ALBANY -- After 19 years in prison, Amir Amma served his time for two
nonviolent drug counts, a stretch as long as some murderers get. Now
free and pursuing a college degree, he says, "Crime is not an option."
Carlie Beltran also said he put trouble behind him after a crack cocaine
and gun possession conviction sent him to prison for more than seven
years, time he spent getting a high-school equivalency diploma, job
training and drug counseling. But less than four months after his
release, police said they found him carrying a loaded semiautomatic
pistol.
Amma and Beltran were snared under New York's harsh Rockefeller drug
laws, nicknamed for Gov. Nelson Rockefeller, who signed them into law in
the 1970s. The laws required long sentences for possession and sale of
even small amounts of narcotics.
The two men are also among the first of nearly 300 to benefit from the
landmark easing a year ago of those laws -- a development that drew
impassioned supporters and doom-saying opponents like few issues ever to
hit Albany.
"The reality of what's happened a year later is not as good as the
defense had hoped and not as terrible as the prosecutors had feared,"
said attorney William Gibney of the Legal Aid Society in New York.
The new law eliminated some mandatory minimum prison terms, let hundreds
of nonviolent drug felons request shorter prison sentences and gave
judges more latitude to send offenders to treatment programs or county
jails.
New York City Special Narcotics Prosecutor Bridget Brennan said 72
inmates and parolees prosecuted by her office applied for resentencing,
with judges initially turning down 17 and granting 19 requests; others
were still under consideration.
Beltran is among two who have been re-arrested, the other on a drug
charge, and a third person was deported, she said.
Advocates of the reforms said relief was needed for the low-level
nonviolent people who just got caught up in drugs. But Brennan said many
such inmates had already been released, leaving more problematic
resentencing cases for judges to decide.
"As it played out, really, it was only the person with a substantial
criminal record, or a horrible disciplinary record while in prison, who
ended up being eligible," Brennan said. Her office opposed slightly more
than half the requests that were granted.
According to the Department of Correctional Services, 584 felons were
resentenced and released after 2004 revisions in the drug laws. By
December, 13 were back in prison for new crimes and 27 for parole
violations -- a recidivism rate of 7 percent.

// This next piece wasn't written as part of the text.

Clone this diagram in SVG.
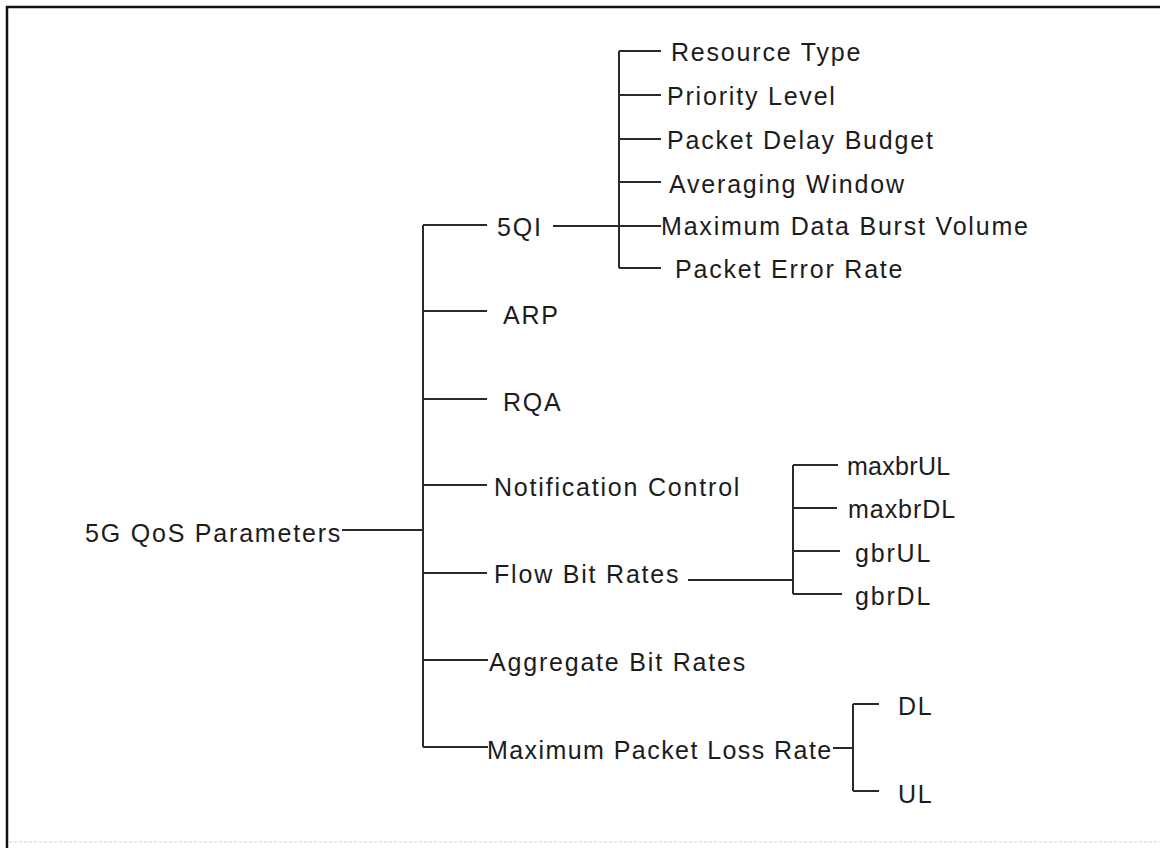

The state's overall recidivism rate is much higher -- 41 percent --
according to 2006 through 2008 figures of the Department of Criminal
Justice Services. Most returned to prison for parole violations, with 11
percent for a new felony.
Amma, now 42, was convicted in Albany of two felonies for a drug sale
and for possession of 2 ounces of cocaine, which he still disputes. He's
back in Queens, living in his mother's small apartment with his
20-year-old son. He has another son just graduating from high school in
the Atlanta area. Parole restrictions may keep Amma from attending the
graduation.
"I was involved in narcotics and stupid stuff," Amma said, who had a
prior arrest for selling marijuana. His co-defendants got much shorter
sentences. He said he refused to tell police anything, went to trial and
got 25 years to life. He has no convictions for violence, but
acknowledges a fight in prison and getting disciplined once for smoking
a joint, a mixed record that kept him from getting resentenced under the
prior changes.
He plans to finish college in social work and criminal justice. For now,
he's "chilling" and happy to be out.
Assistant Albany County District Attorney Sean Childs said his office
has probably participated in 25 to 35 drug resentencings in the past few
months, with three or four denied, and most applications coming directly
from inmates. He was not aware of any re-arrests.
"It was quite harsh," Childs said of Amma's original sentence.
Prosecutors supported his new sentence.
Beltran, on the other hand, was resentenced over prosecutors'
objections. They noted his 2002 conviction, which included carrying an
unloaded semiautomatic gun, and a record of write-ups for prison
disciplinary infractions including fighting and keeping a sharpened
toothbrush under his mattress.
"We argued that this was not the kind of person contemplated" by the
drug law changes, Brennan said.
Beltran's lawyer said he was exactly that kind of person: a
drug-and-alcohol user since age 10 who had never been convicted of
hurting anyone but himself.
"Mr. Beltran has finally come to grips with his drug problem" in prison,
attorney Laura Lieberman Cohen wrote in court papers.
Beltran, 29, was paroled shortly before a judge approved his bid to trim
his six- to 12-year sentence.
Arrested again in March, Beltran is now being held while facing both
state and federal weapons charges because of his prior conviction. He
has pleaded not guilty in the state case and hasn't yet entered a plea
in the federal case. He told a detective he was returning the gun to a
friend, according to a court complaint.